The mayor said in an interview with Postal, that "according to the contract, today and tomorrow they will place the second half of the pipes to the north of the bridge and between Thursday and Friday the ones to the south."
"Next week the road surface will be laid, then the road markings and finally any road signs that may be required."
The president of Polis Litoral Ria Formosa, Sebastião Teixeira, whose contract this is, originally stated that the work would be completed before the summer swimming season which, as it started last week, he may now list among one of his many failures.
One of the costs of Teixeira’s inability to complete a job on time is the €300 a day that Faro ratepayers now are stumping up for policing the continuing roadworks.
Faro council is paying the GNR this daily amount to ensure the ‘smooth flow of traffic’ trying to access Faro Island.
Bacalhau has tried to get the contract hurried along, especially at times when there were no workmen at all on site, and is not best pleased at the mounting bill.
"Polis Litoral Ria Formosa, had no budget to pay the police further than this past weekend," said the mayor, rather weakly as Polis is cash rich and simply chose not to fund the cost.
The new car-park is far from ready. The 850 car site on the mainland near western the end of airport runway and some 750 metres from the bridge is designed for those wishing to use Faro island’s beaches which, by the time families have walked to the bridge and then across the island to the beach, involves at least a 1 kilometre walk in the summer sun.
Many families with youngsters and elderly will not wish to make the journey and may choose instead to spend time at beaches with car-parking closer by.

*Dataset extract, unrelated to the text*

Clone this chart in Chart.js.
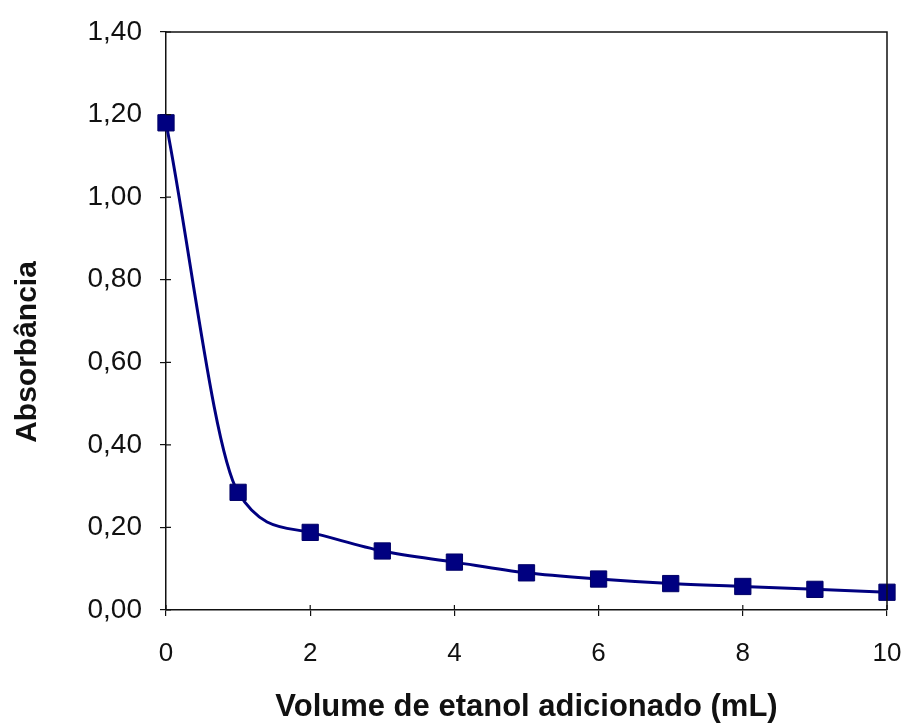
<!DOCTYPE html>
<html>
<head>
<meta charset="utf-8">
<script src="https://cdn.jsdelivr.net/npm/chart.js@4/dist/chart.umd.min.js"></script>
<style>
  html, body { margin: 0; padding: 0; background: #fff; }
  #wrap { width: 907px; height: 726px; }
</style>
</head>
<body>
<div id="wrap"><canvas id="absChart" width="907" height="726"></canvas></div>
<script>
// Data
const volumes = [0, 1, 2, 3, 4, 5, 6, 7, 8, 9, 10];
const absorbance = [1.18, 0.285, 0.188, 0.143, 0.116, 0.09, 0.075, 0.064, 0.057, 0.05, 0.043];
const xTitle = "Volume de etanol adicionado (mL)";
const yTitle = "Absorbância";

const navy = "#000080";
const ink = "#111";
const fam = "Liberation Sans, Arial, sans-serif";

// frame on top/right, inner half of tick marks, and the y title (sits a bit low in the original)
const framePlugin = {
    id: "frame",
    afterDraw(chart) {
        const { ctx, chartArea: a, scales } = chart;
        ctx.save();
        ctx.strokeStyle = ink;
        ctx.lineWidth = 1.5;
        ctx.beginPath();
        ctx.moveTo(a.left, a.top);
        ctx.lineTo(a.right, a.top);
        ctx.lineTo(a.right, a.bottom);
        ctx.stroke();
        ctx.lineWidth = 1.2;
        ctx.beginPath();
        scales.x.ticks.forEach((t) => {
            const px = scales.x.getPixelForValue(t.value);
            ctx.moveTo(px, a.bottom);
            ctx.lineTo(px, a.bottom - 5);
        });
        scales.y.ticks.forEach((t) => {
            const py = scales.y.getPixelForValue(t.value);
            ctx.moveTo(a.left, py);
            ctx.lineTo(a.left + 5, py);
        });
        ctx.stroke();

        ctx.translate(28, 352);
        ctx.rotate(-Math.PI / 2);
        ctx.fillStyle = ink;
        ctx.font = "bold 30px " + fam;
        ctx.textAlign = "center";
        ctx.textBaseline = "middle";
        ctx.fillText(yTitle, 0, 0);
        ctx.restore();
    },
};

new Chart(document.getElementById("absChart"), {
    type: "line",
    data: {
        datasets: [{
            data: volumes.map((v, i) => ({ x: v, y: absorbance[i] })),
            borderColor: navy,
            borderWidth: 3,
            backgroundColor: navy,
            pointStyle: "rect",
            pointRadius: 11.5,
            pointBorderColor: "#000066",
            pointBorderWidth: 1,
            cubicInterpolationMode: "monotone",
            clip: false,
        }],
    },
    options: {
        responsive: false,
        animation: false,
        layout: { padding: { left: 8, right: 20, top: 32, bottom: 0 } },
        plugins: { legend: { display: false }, tooltip: { enabled: false } },
        scales: {
            x: {
                type: "linear",
                min: 0,
                max: 10,
                ticks: { stepSize: 2, color: ink, padding: 22, font: { family: fam, size: 26 } },
                grid: { drawOnChartArea: false, tickLength: 6, color: ink, lineWidth: 1.2 },
                border: { color: ink, width: 1.5 },
                title: { display: true, text: xTitle, color: ink, padding: { top: 4, bottom: 0 }, font: { family: fam, size: 31, weight: "bold" } },
                afterFit(scale) {
                    scale.height = 116;
                    scale.paddingRight = 10;
                    scale.paddingLeft = 0;
                },
            },
            y: {
                min: 0,
                max: 1.4,
                ticks: {
                    stepSize: 0.2,
                    color: ink,
                    padding: 18,
                    font: { family: fam, size: 28 },
                    callback: (v) => v.toFixed(2).replace(".", ","),
                },
                grid: { drawOnChartArea: false, tickLength: 6, color: ink, lineWidth: 1.2 },
                border: { color: ink, width: 1.5 },
                afterFit(scale) {
                    scale.width = 158;
                    scale.paddingTop = 0;
                    scale.paddingBottom = 0;
                },
            },
        },
    },
    plugins: [framePlugin],
});
</script>
</body>
</html>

When all this work is completed, there will be a new road surface over the existing single lane bridge and a walkway/cycle path along a new wooden structure from the car-park to the island.
The traffic flow across the bridge will be controlled by traffic lights as before - and as before this will be where the blockages occur at peak times with vehicles unable to exit the single lane due to traffic build up ahead.